Stored records:
[Start]

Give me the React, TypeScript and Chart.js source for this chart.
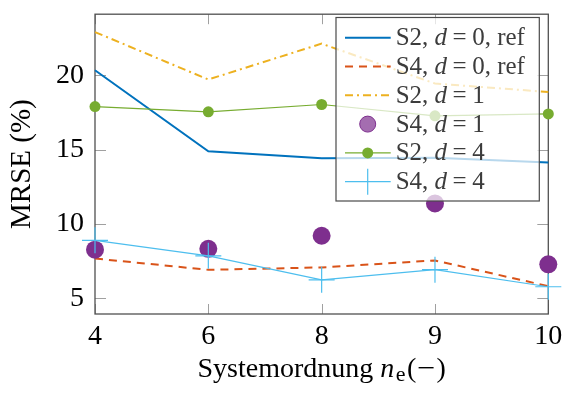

[End]
[Start]

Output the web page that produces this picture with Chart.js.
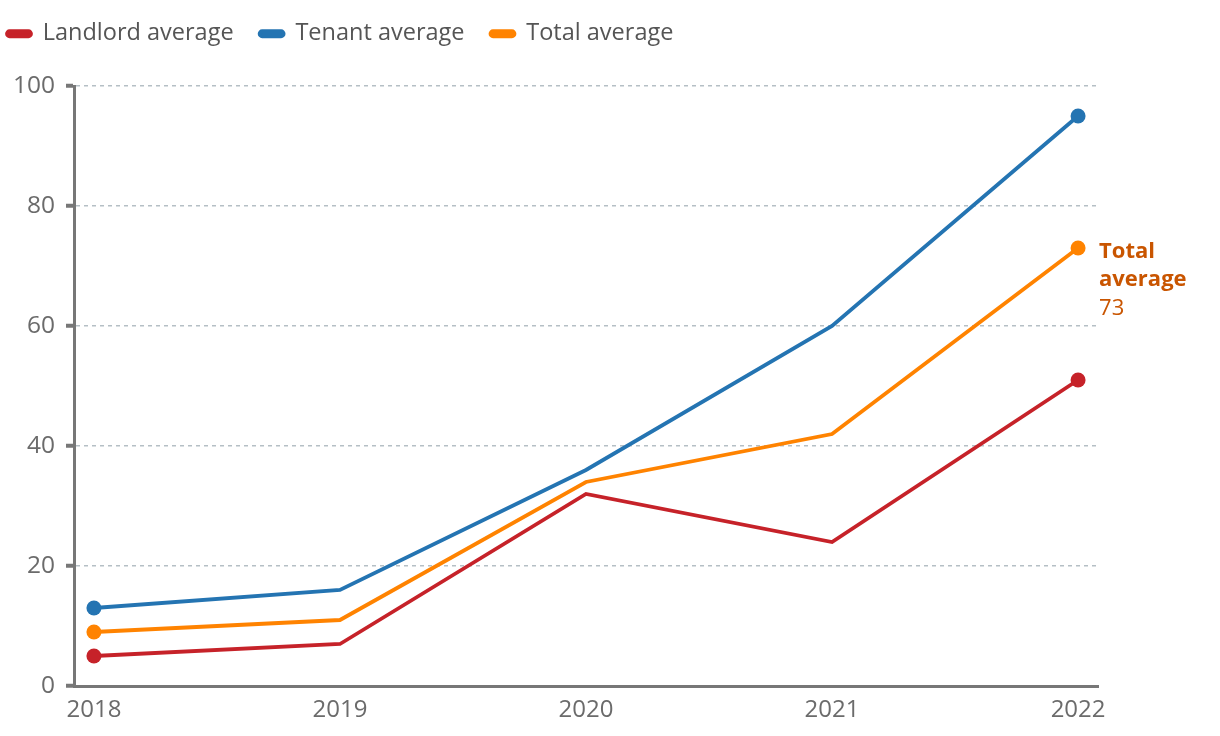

[End]
[Start]

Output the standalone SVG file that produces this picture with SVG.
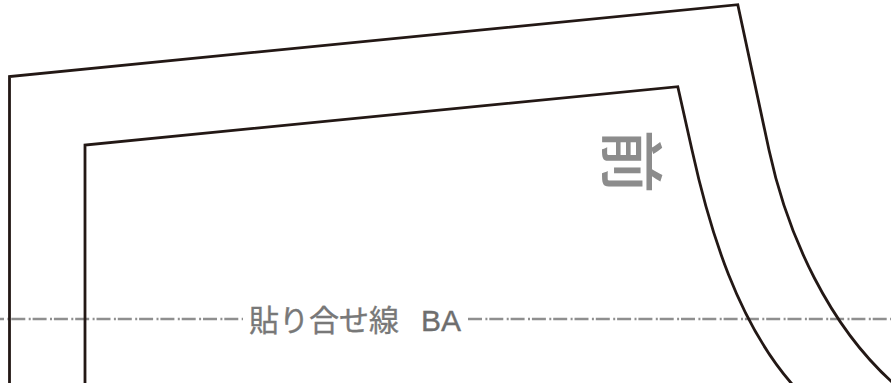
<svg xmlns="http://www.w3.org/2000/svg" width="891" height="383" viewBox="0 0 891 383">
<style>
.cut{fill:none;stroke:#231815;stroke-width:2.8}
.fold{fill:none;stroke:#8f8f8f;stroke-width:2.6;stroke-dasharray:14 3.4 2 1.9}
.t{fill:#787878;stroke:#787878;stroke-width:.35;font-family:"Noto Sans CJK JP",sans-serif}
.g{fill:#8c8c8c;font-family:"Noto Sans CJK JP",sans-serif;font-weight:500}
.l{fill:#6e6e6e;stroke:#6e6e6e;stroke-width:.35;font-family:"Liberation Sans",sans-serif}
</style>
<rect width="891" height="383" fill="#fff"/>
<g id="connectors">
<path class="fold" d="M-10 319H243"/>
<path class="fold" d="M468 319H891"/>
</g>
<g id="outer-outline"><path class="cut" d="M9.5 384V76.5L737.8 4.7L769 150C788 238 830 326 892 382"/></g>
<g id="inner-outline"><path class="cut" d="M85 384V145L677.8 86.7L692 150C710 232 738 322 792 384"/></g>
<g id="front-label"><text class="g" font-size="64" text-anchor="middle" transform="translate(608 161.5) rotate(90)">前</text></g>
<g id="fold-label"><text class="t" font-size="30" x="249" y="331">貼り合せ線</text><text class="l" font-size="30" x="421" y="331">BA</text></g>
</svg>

[End]

Objective: Copy each line of the listing that contains the string "Chart".

Answer:
Give me the React, TypeScript and Chart.js source for this chart.
Output the web page that produces this picture with Chart.js.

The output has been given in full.